◆ GIVEN INFORMATION:
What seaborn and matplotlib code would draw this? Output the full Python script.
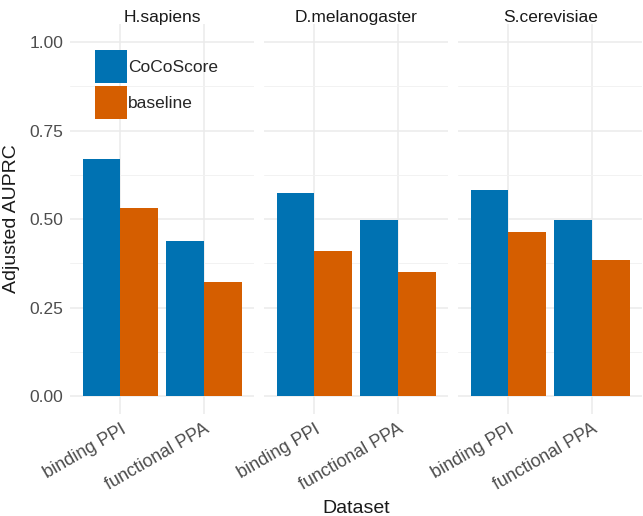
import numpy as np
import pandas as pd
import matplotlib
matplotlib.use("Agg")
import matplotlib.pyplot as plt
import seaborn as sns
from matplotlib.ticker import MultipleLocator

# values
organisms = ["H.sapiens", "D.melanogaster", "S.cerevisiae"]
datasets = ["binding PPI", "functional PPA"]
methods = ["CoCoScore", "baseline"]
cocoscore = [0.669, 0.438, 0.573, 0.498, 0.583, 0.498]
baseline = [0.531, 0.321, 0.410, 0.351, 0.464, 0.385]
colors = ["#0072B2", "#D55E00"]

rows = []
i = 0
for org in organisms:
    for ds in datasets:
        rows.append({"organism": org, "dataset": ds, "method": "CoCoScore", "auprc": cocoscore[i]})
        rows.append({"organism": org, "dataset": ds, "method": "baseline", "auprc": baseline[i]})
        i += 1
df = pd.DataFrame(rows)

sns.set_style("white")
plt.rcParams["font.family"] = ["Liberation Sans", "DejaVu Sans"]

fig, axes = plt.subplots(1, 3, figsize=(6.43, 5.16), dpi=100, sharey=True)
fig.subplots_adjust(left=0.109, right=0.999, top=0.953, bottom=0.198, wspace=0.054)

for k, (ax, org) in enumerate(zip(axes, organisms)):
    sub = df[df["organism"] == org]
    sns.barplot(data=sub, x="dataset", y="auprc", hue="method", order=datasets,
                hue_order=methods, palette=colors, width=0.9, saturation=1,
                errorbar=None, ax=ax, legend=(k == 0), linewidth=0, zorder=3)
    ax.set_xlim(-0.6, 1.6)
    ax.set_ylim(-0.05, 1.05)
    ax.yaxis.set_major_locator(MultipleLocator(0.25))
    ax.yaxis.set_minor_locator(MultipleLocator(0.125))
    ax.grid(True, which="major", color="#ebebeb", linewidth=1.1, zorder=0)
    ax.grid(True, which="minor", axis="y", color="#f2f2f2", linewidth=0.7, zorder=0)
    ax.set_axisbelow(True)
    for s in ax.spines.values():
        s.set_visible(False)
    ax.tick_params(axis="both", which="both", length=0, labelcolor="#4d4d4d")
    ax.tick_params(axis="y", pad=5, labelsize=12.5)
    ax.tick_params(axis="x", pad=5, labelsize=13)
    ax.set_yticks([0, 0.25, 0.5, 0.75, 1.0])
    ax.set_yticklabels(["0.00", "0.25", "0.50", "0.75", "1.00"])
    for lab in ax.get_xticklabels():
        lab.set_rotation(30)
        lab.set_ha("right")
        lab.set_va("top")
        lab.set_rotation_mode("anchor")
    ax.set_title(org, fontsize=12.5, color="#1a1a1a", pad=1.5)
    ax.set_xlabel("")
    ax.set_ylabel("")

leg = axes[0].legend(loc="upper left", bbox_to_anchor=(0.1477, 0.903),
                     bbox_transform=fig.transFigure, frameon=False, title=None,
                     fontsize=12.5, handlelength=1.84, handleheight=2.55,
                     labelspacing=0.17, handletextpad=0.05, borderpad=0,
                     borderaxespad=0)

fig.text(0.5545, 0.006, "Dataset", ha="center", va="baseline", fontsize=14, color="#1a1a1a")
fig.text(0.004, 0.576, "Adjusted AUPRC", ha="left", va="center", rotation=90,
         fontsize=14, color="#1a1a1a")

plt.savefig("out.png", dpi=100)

◆ JOB: Restate exactly, please, only the lines between the start of the data and the line containing "from matplotlib.ticker import MultipleLocator", both ends included, skipping the pictures.

◆ EXERCISE RESULT:
What seaborn and matplotlib code would draw this? Output the full Python script.
import numpy as np
import pandas as pd
import matplotlib
matplotlib.use("Agg")
import matplotlib.pyplot as plt
import seaborn as sns
from matplotlib.ticker import MultipleLocator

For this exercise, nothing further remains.